В поисках термина

Владимир Глинский. «В поисках термина»

У меня было ощущение, что меня обокрали. Причем, как и все приличные люди, они сделали это деликатно и подперли это всей мощью литературоведческого дискурса. Термин, который я вынашивал в течение последнего года, и которым я собирался обозначить то направление в литературе, которое должно было, наконец, прийти на смену безнадежному петлянию среди пост- и нео- «измов», вдруг оказался уже задействован, причем задолго до меня.

Сочувствие и сопереживание, как ответ на массовую индивидуализацию

Да, именно таким мне виделось то новое направление, что должно было бы вывести нас из этой зазеркаленной комнаты смеха, по которой устало ковыляет современная литература.
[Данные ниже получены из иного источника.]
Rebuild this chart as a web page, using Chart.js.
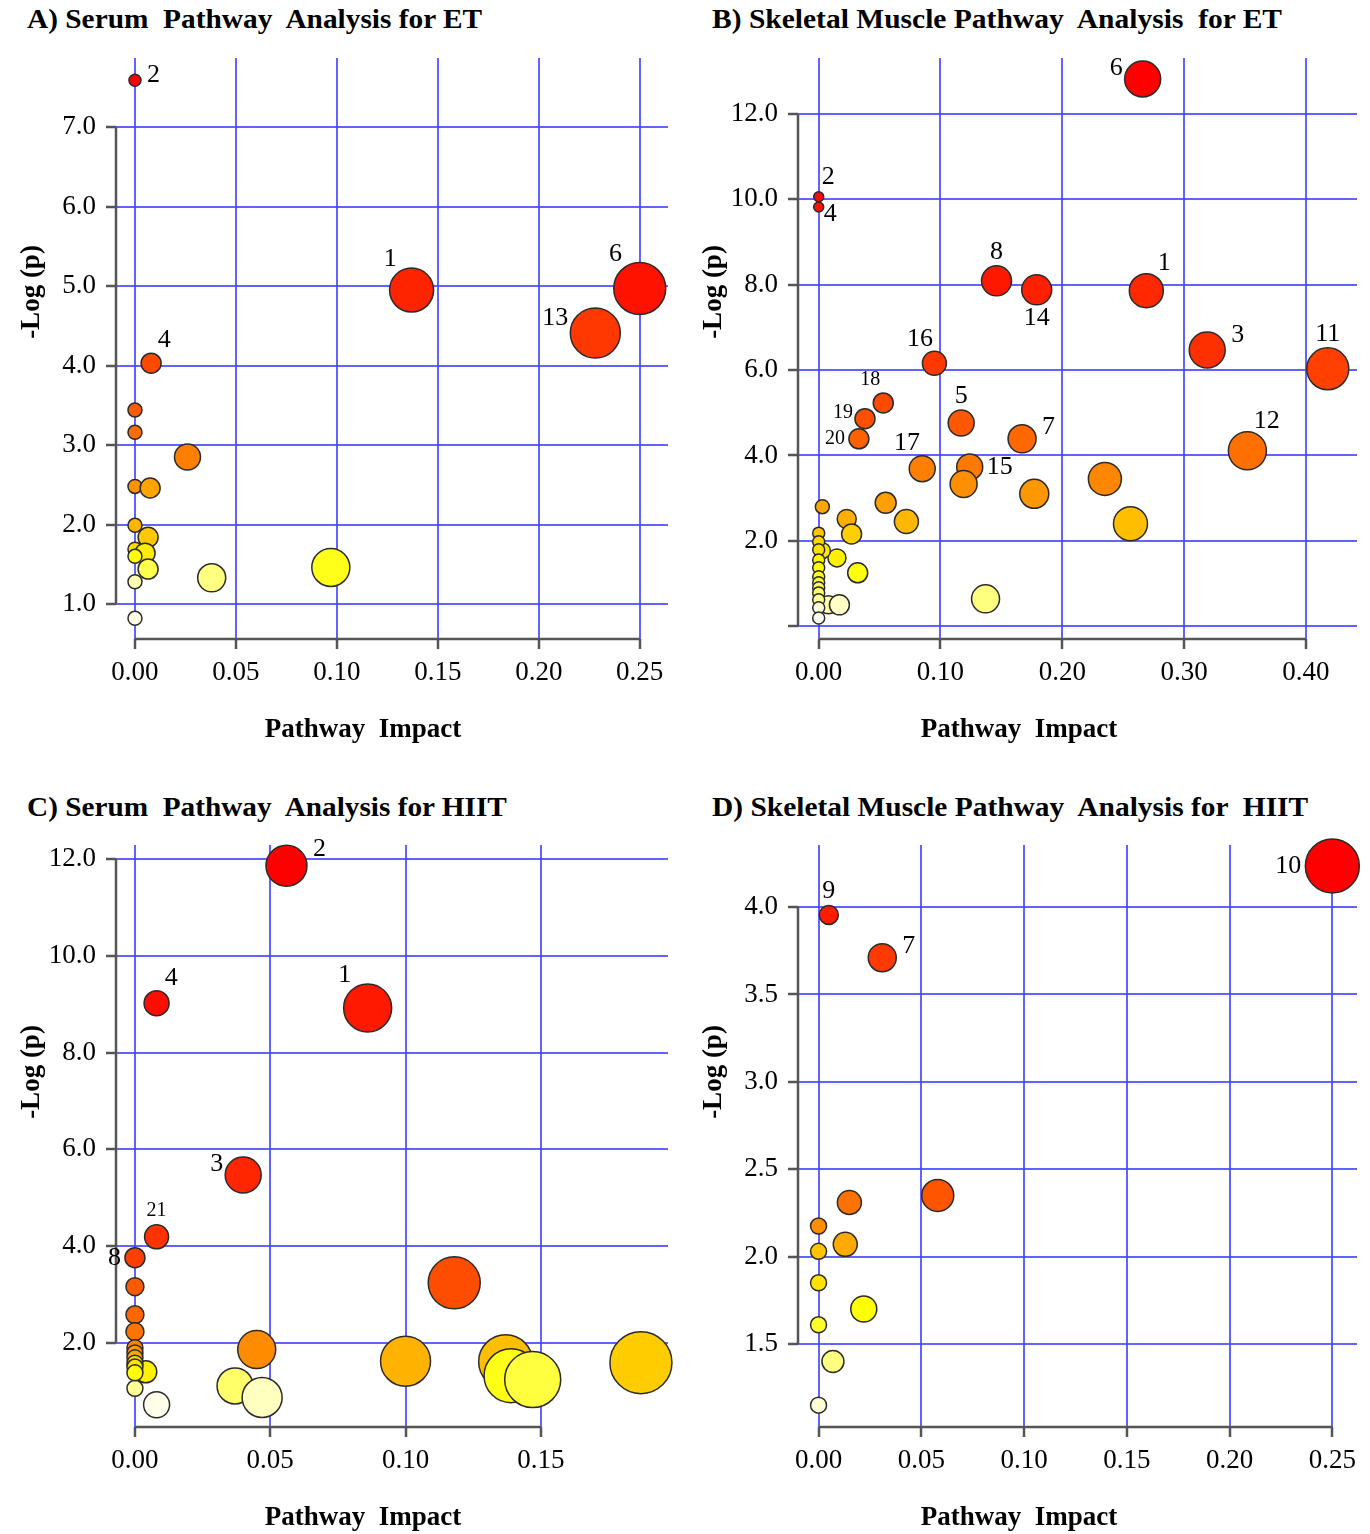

И это направление высчитывалось мною спекулятивным способом, так же как некогда Адамс и Леверье математически высчитали необходимость присутствия в нашей солнечной системе Нептуна. Исходной точкой являлся мой тезис об ортогональности искусства по отношению к экзистенциальной реальности.

 

 «То есть, если жизнь излишне засушена и мало эмоциональна, то искусство неминуемо должно стать эмоциональным и полным страстей. Если жизнь суетлива, то искусство должно стать медлительным и обстоятельным. Если в жизни нет действия, значит, это действие должно появиться в литературе, театре, изобразительном искусстве. И если в жизни нет сочувствия, значит, этим сочувствием к другому/иному должно наполниться все содержание искусства», – предположил я.

Все это наводило меня на мысль, что новая литература должна стать не взглядом вовнутрь себя, не очередным уходом в раковину индивидуальности, в то же время не растворением в коллективном и не отказом от личных эмоций. Если сформулировать в двух словах – автор, принадлежащий к новому направлению, в противовес рациональности и бездуховности современного мира, должен попытаться обрести единство с этим миром, напитав его своим сочувствием и сопереживанием.

Конечно, тут же мне на память пришел сентиментализм, который когда-то стал ответом на дидактичную размеренность и некоторую социальную гиподинамичность века Просвещения. Сегодня мы имеем диктат рационального и ситуацию остановки социальных лифтов. Вернее, лифты носятся как угорелые, только кнопки вызова почему-то не работают. В результате происходит накапливание человеческого материала, нереализованного и неосознанного посредством социокультурных (к которым относится и искусство) инструментов.

Вспомним несколько основных черт русской литературы сентиментализма: уход от прямолинейности классицизма, подчеркнутая субъективность подхода к миру, культ чувства, культ природы, культ врожденной нравственной чистоты, неиспорченности, утверждается богатый духовный мир представителей низших сословий. Внимание уделяется душевному миру человека, а на первом месте стоят чувства, а не великие идеи. Не возникает ощущения, что именно новой «Бедной Лизы» не хватает нашему читательскому сердцу? Новой «Бедной Лизы», но реализованной инструментарием, который уже прошел обжиг в плавильных печах модернизма и закалку в холодных струях постмодернистской иронии. Возможно ли это? А почему нет? Ранее ведь удавалось. Достаточно посмотреть на преемственность темы «Бедной Лизы» в нашей литературе – Карамзин-Достоевский-Чехов-Шукшин… А вот за Шукшиным образовалась искусственная лакуна: зайдя однажды в комнату смеха постмодернистских зеркал, русская литература уже которое десятилетие никак не может выйти из сладостного состояния ловли мимолетных ярких глюков.